Rosatom says it has achieved a landmark milestone in construction of the lead-cooled fast neutron Brest-OD-300 reactor at the Siberian Chemical Combine (SCC – part of Rosatom’s TVEL fuel company) in Seversk, Tomsk Region. The steel reactor baseplate weighing 165 tonnes has been installed and workers have also loaded into the reactor shaft the first part of the reactor vessel – the lower tier of the containment.

The containment structure is the outer part of the reactor vessel. It provides retention of heat-insulating concrete, forming an additional localising barrier of protection, which surrounds the boundary of the coolant circuit. On its surface, the temperature should not exceed 60 degrees Celsius, and the radiation background is equal to the natural background.

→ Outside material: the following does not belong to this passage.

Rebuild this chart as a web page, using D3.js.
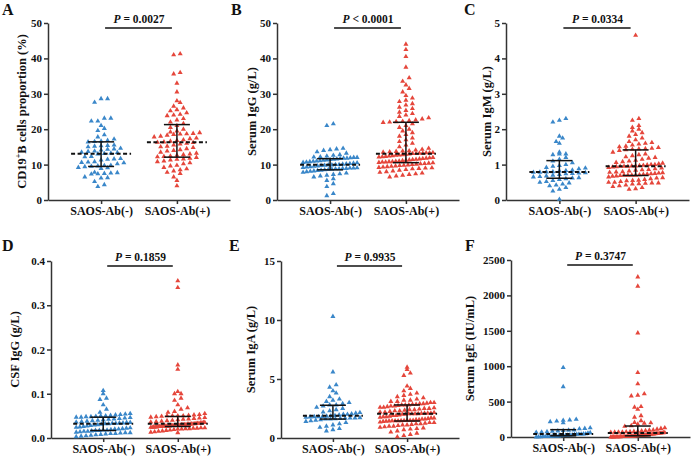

The Brest fast neutron reactor is part of the pilot demonstration power complex (ODEK – Opitno Demonstratsionovo Energo-Kompleksa), which SCC has been responsible for implementing since 2011 as part of the Breakthrough (Proryv) project intended to demonstrate closed fuel cycle technology. ODEK will also include a module for fabrication and refabrication of nuclear fuel (MFR) and a module for reprocessing irradiated fuel. The 300 MWe Brest reactor will use liquid lead as a coolant.

“We have started installation of the world’s first lead-cooled fast reactor, the fourth generation reactor Brest-OD-300. Unlike traditional light-water VVER thermal reactors, Brest has an integral layout,” said Vadim Lemekhov, Chief Designer of the BREST-OD-300 reactor unit and General Designer of the Breakthrough project team. “Its vessel is not an all-metal structure like the VVER, but a metal-concrete structure with metal cavities to accommodate the primary circuit equipment. The space between the cavities should be gradually filled with concrete filler during construction. In addition, the BREST vessel is larger in size, it can be delivered only in parts, and the final assembly is only possible at the ODEK construction site.”

The ODEK project will demonstrate the industrial implementation of a closed nuclear fuel cycle based on fast neutron reactors. Fast reactors can produce more fuel than they use and can also be used to burn highly radioactive minor actinides, which remain after conventional reprocessing. The specially developed dense uranium-plutonium nitride (MNUP) fuel produced at the MFR will be reprocessed, recycled and reused at the site.